Estate planning for entrepreneurs is not complete until it includes a succession plan. Individuals who create successful businesses often find it hard to consider handing over the reins.
Entrepreneurs would not succeed without their ability to focus all of their energies on their business. It is not easy for this type of person to imagine that one day they may want to retire or that the possibility exists that they might become ill, injured or even die. Without an effective estate plan that includes a succession plan, their work, staff and families may be placed in jeopardy.
A recent business.com post, “5 Estate Planning Tips for Entrepreneurs,” lists these important estate planning essentials:
A Will. This is the most basic estate planning document. It lets a person or a small business owner say how his or her assets will be distributed and to whom. A will also allow the person creating the will to name a personal representative or executor to be responsible for managing and disbursing the personal and business assets according to the testator's wishes. If the business is a sole proprietorship, the executor or a trusted family member should be given access to digital assets like online banking, email, and the company website. This should be a separate document from the will because a will is a public document filed in probate court.
Power of Attorney. This designates a person to handle the business affairs, if the owner becomes incapacitated. If you don’t have this, the court will appoint a guardian to manage the affairs—and his or her decisions may not jive with the business owner's wishes. It could also cause conflict with the other parties.
Trusts. A will, again, is a public document and is required to be probated in court. That can cause issues for a small business wanting to protect sensitive information. As a result, a business owner may want to consider a revocable living trust. This trust takes title to property but lets the creator of the trust or the trustees continue managing the assets during his or her lifetime. Because it’s "revocable," it can be modified. A trust can avoid probate, transfer assets to beneficiaries privately and quickly, and allow a business to continue operating.
Buy-Sell Agreement. A buy-sell agreement is critical for partnerships or companies with just a few owners. This document establishes a way of redistributing an owner's interest if he or she dies or becomes disabled. It is also helpful if an owner declares bankruptcy or is going through a divorce. The buy-sell agreement will also detail how to value the business.

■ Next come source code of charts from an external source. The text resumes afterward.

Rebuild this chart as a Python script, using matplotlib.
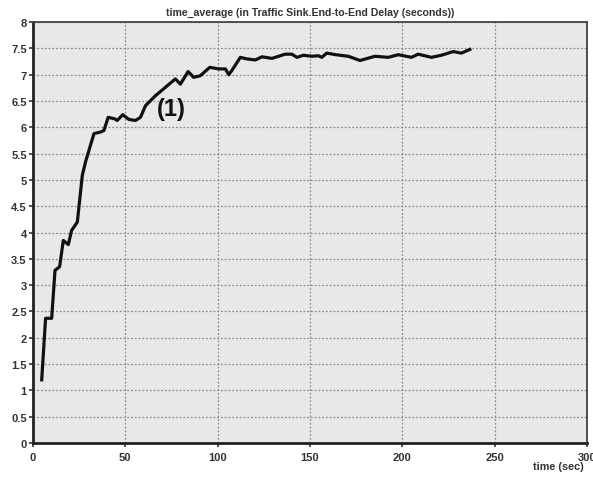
import numpy as np
import matplotlib.pyplot as plt

# values (time in sec, end-to-end delay in sec)
time_sec = [4.7, 6.8, 10.1, 11.9, 14.4, 16.4, 19.1, 20.9, 24.0, 26.7, 28.5,
            33.0, 36.6, 38.4, 40.7, 44.3, 45.6, 48.6, 51.9, 55.5, 58.2, 60.9,
            66.3, 71.7, 77.1, 79.8, 84.0, 87.0, 90.6, 95.7, 100.5, 104.2,
            106.0, 107.7, 112.3, 115.8, 120.4, 124.0, 129.4, 136.6, 140.2,
            142.9, 146.5, 151.0, 154.6, 156.4, 159.1, 164.0, 170.8, 177.1,
            185.2, 192.4, 197.8, 205.0, 208.6, 215.8, 221.2, 227.6, 232.0,
            236.6]
delay_sec = [1.2, 2.37, 2.37, 3.28, 3.35, 3.85, 3.77, 4.04, 4.2, 5.09, 5.35,
             5.88, 5.91, 5.94, 6.19, 6.16, 6.13, 6.24, 6.15, 6.13, 6.19, 6.41,
             6.6, 6.76, 6.92, 6.82, 7.06, 6.95, 6.98, 7.14, 7.11, 7.11,
             7.0, 7.08, 7.33, 7.3, 7.28, 7.34, 7.31, 7.39, 7.39,
             7.33, 7.37, 7.35, 7.36, 7.33, 7.41, 7.38, 7.35, 7.27,
             7.35, 7.33, 7.38, 7.33, 7.39, 7.33, 7.37, 7.44, 7.41,
             7.48]

x_ticks = np.arange(0, 301, 50)
y_ticks = np.arange(0, 8.01, 0.5)
y_labels = ['0', '0.5', '1', '1.5', '2', '2.5', '3', '3.5', '4', '4.5',
            '5', '5.5', '6', '6.5', '7', '7.5', '8']

plt.rcParams['font.family'] = ['Liberation Sans', 'DejaVu Sans']

fig = plt.figure(figsize=(5.93, 4.81), dpi=100)
ax = fig.add_axes([0.0557, 0.077, 0.934, 0.875])
ax.set_facecolor('#e8e8e8')

ax.plot(time_sec, delay_sec, color='#111111', linewidth=2.3,
        solid_joinstyle='round', zorder=3)

ax.text(75, 6.35, '(1)', fontsize=17, fontweight='bold', color='#111111',
        ha='center', va='center')

ax.set_xlim(0, 300)
ax.set_ylim(0, 8)
ax.set_xticks(x_ticks)
ax.set_yticks(y_ticks)
ax.set_yticklabels(y_labels)
ax.tick_params(axis='both', labelsize=8, length=3, width=1.2,
               color='#333333', labelcolor='#333333', pad=1.5)
ax.tick_params(axis='x', pad=3.5)
for lab in ax.get_xticklabels() + ax.get_yticklabels():
    lab.set_fontweight('bold')
ax.grid(True, color='#8c8c8c', linestyle=(0, (1.5, 1.5)), linewidth=0.9)
ax.set_axisbelow(True)

for side in ['left', 'bottom']:
    ax.spines[side].set_linewidth(2.0)
    ax.spines[side].set_color('#222222')
for side in ['top', 'right']:
    ax.spines[side].set_linewidth(1.3)
    ax.spines[side].set_color('#444444')

ax.set_title('time_average (in Traffic Sink.End-to-End Delay (seconds))',
             fontsize=7.6, fontweight='bold', color='#333333', pad=5)
fig.text(0.985, 0.018, 'time (sec)', fontsize=7.8, fontweight='bold',
         color='#333333', ha='right', va='bottom')

fig.savefig('out.png', dpi=100, facecolor='white')
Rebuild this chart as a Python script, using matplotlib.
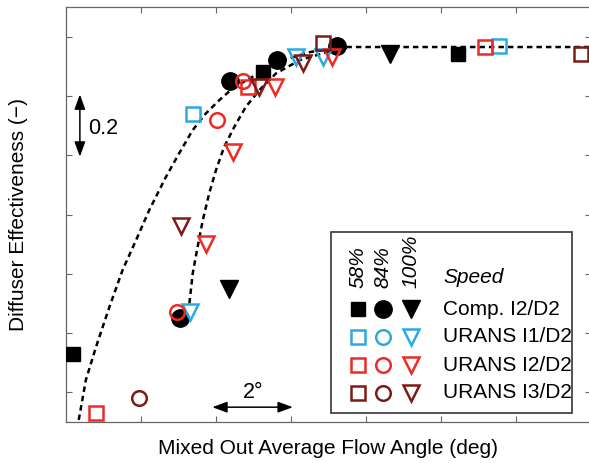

Succession Plan. An entrepreneur’s comprehensive estate plan should include a formal, written succession plan, which provides for the seamless transition of the business. A comprehensive succession plan will state how ownership will be transferred, establish rules for hiring, compensating and promoting family members, and detail how disputes will be resolved.
Partners, shareholders and family members will have a huge financial, legal and emotional burden if the entrepreneur fails to create a plan for the future. While everyone needs to have a will and estate planning basics, the entrepreneur who fails to plan puts a lifetime of work at risk. An experienced estate planning attorney will be able to help the entrepreneur create a comprehensive plan that addresses business and personal matters.